Una inmensa multitud de trabajadores con sus familias fue a esperarlo a la estación del ferrocarril, con la esperanza de que fueran escuchadas algunas de sus peticiones. Pero el gobernador no apareció y la respuesta la dio el general Cortés Vargas: hacia la una de la madrugada del 6 de diciembre de 1928, el militar ordenó a su tropa ametrallar a la multitud que acampaba en la plaza. No debía ser poco el gentío, porque aunque Cortés Vargas reconoció la muerte de nueve personas, el embajador norteamericano Jefferson Caffery envió un informe a su departamento de Estado donde señalaba que los cadáveres superaban el millar.

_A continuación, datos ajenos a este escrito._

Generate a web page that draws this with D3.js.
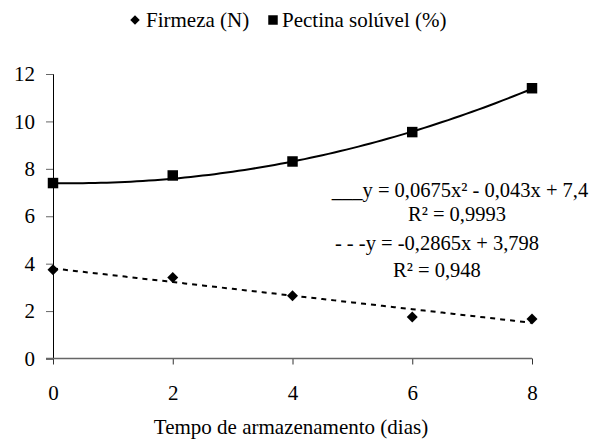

La masacre quiso ser ocultada por el gobierno, pero la rápida publicidad de los hechos tornó imposible su objetivo. Jorge Eliécer Gaitán, que comenzaba entonces su carrera política, se constituyó personalmente en la zona bananera y encabezó una comitiva de investigación legislativa. El escándalo conmovió al Parlamento de Colombia que aprobó una ley que ordenaba la revisión de los procesos verbales y anulaba las condenas dictadas por las autoridades provinciales. Desafortunadamente, el desconcierto producido entre los huelguistas por la feroz represión estatal los llevó a negociar en una situación de debilidad. El paro fue levantado rápidamente, aunque lo conseguido distaba enormemente de las demandas contenidas en su pliego de peticiones. Apenas si alcanzaron la mitad del incremento de salarios anhelado, pero ello no significaba poco para estos trabajadores: triunfaba la primera huelga obrera contra una empresa multinacional en Colombia.